» **YOUR GOAL**
Copy out each line exactly as it appears.

» **GIVEN DATA**
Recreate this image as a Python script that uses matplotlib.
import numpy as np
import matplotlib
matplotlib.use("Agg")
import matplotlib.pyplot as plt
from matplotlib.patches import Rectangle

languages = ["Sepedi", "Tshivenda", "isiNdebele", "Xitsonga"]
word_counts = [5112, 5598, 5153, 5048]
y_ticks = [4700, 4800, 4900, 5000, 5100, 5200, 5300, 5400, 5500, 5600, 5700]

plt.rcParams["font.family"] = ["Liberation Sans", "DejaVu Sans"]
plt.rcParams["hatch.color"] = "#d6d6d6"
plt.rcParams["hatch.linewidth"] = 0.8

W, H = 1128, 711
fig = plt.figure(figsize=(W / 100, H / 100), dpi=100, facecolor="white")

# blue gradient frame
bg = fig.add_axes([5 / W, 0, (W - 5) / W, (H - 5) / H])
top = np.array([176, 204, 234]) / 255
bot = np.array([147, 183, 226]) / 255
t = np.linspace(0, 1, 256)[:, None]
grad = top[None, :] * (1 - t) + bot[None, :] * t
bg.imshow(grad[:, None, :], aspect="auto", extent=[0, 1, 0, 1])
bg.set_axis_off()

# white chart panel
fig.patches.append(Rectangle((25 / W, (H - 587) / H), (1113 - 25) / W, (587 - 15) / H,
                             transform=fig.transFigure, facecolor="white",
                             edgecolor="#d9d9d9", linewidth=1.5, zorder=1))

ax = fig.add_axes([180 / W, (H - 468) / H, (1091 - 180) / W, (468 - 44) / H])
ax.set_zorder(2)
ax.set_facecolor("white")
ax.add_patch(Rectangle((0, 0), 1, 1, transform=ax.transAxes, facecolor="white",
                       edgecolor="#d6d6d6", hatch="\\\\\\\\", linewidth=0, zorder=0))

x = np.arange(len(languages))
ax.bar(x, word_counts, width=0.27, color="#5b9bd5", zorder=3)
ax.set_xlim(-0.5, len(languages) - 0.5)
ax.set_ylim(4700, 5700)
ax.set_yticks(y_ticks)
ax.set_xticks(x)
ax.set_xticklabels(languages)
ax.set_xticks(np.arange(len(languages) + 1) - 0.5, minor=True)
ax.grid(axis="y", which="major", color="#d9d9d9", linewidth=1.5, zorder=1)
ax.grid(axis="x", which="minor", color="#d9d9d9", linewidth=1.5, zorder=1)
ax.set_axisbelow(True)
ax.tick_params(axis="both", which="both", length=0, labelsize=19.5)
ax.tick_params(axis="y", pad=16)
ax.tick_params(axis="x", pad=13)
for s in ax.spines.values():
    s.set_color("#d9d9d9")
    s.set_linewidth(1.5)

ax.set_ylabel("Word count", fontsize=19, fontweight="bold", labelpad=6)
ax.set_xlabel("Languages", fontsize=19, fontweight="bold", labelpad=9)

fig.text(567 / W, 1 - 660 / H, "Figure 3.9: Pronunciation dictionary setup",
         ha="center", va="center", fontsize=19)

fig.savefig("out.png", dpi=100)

» **RESULT FOR THIS TASK**
Recreate this image as a Python script that uses matplotlib.
import numpy as np
import matplotlib
matplotlib.use("Agg")
import matplotlib.pyplot as plt
from matplotlib.patches import Rectangle

languages = ["Sepedi", "Tshivenda", "isiNdebele", "Xitsonga"]
word_counts = [5112, 5598, 5153, 5048]
y_ticks = [4700, 4800, 4900, 5000, 5100, 5200, 5300, 5400, 5500, 5600, 5700]

plt.rcParams["font.family"] = ["Liberation Sans", "DejaVu Sans"]
plt.rcParams["hatch.color"] = "#d6d6d6"
plt.rcParams["hatch.linewidth"] = 0.8

W, H = 1128, 711
fig = plt.figure(figsize=(W / 100, H / 100), dpi=100, facecolor="white")

# blue gradient frame
bg = fig.add_axes([5 / W, 0, (W - 5) / W, (H - 5) / H])
top = np.array([176, 204, 234]) / 255
bot = np.array([147, 183, 226]) / 255
t = np.linspace(0, 1, 256)[:, None]
grad = top[None, :] * (1 - t) + bot[None, :] * t
bg.imshow(grad[:, None, :], aspect="auto", extent=[0, 1, 0, 1])
bg.set_axis_off()

# white chart panel
fig.patches.append(Rectangle((25 / W, (H - 587) / H), (1113 - 25) / W, (587 - 15) / H,
                             transform=fig.transFigure, facecolor="white",
                             edgecolor="#d9d9d9", linewidth=1.5, zorder=1))

ax = fig.add_axes([180 / W, (H - 468) / H, (1091 - 180) / W, (468 - 44) / H])
ax.set_zorder(2)
ax.set_facecolor("white")
ax.add_patch(Rectangle((0, 0), 1, 1, transform=ax.transAxes, facecolor="white",
                       edgecolor="#d6d6d6", hatch="\\\\\\\\", linewidth=0, zorder=0))

x = np.arange(len(languages))
ax.bar(x, word_counts, width=0.27, color="#5b9bd5", zorder=3)
ax.set_xlim(-0.5, len(languages) - 0.5)
ax.set_ylim(4700, 5700)
ax.set_yticks(y_ticks)
ax.set_xticks(x)
ax.set_xticklabels(languages)
ax.set_xticks(np.arange(len(languages) + 1) - 0.5, minor=True)
ax.grid(axis="y", which="major", color="#d9d9d9", linewidth=1.5, zorder=1)
ax.grid(axis="x", which="minor", color="#d9d9d9", linewidth=1.5, zorder=1)
ax.set_axisbelow(True)
ax.tick_params(axis="both", which="both", length=0, labelsize=19.5)
ax.tick_params(axis="y", pad=16)
ax.tick_params(axis="x", pad=13)
for s in ax.spines.values():
    s.set_color("#d9d9d9")
    s.set_linewidth(1.5)

ax.set_ylabel("Word count", fontsize=19, fontweight="bold", labelpad=6)
ax.set_xlabel("Languages", fontsize=19, fontweight="bold", labelpad=9)

fig.text(567 / W, 1 - 660 / H, "Figure 3.9: Pronunciation dictionary setup",
         ha="center", va="center", fontsize=19)

fig.savefig("out.png", dpi=100)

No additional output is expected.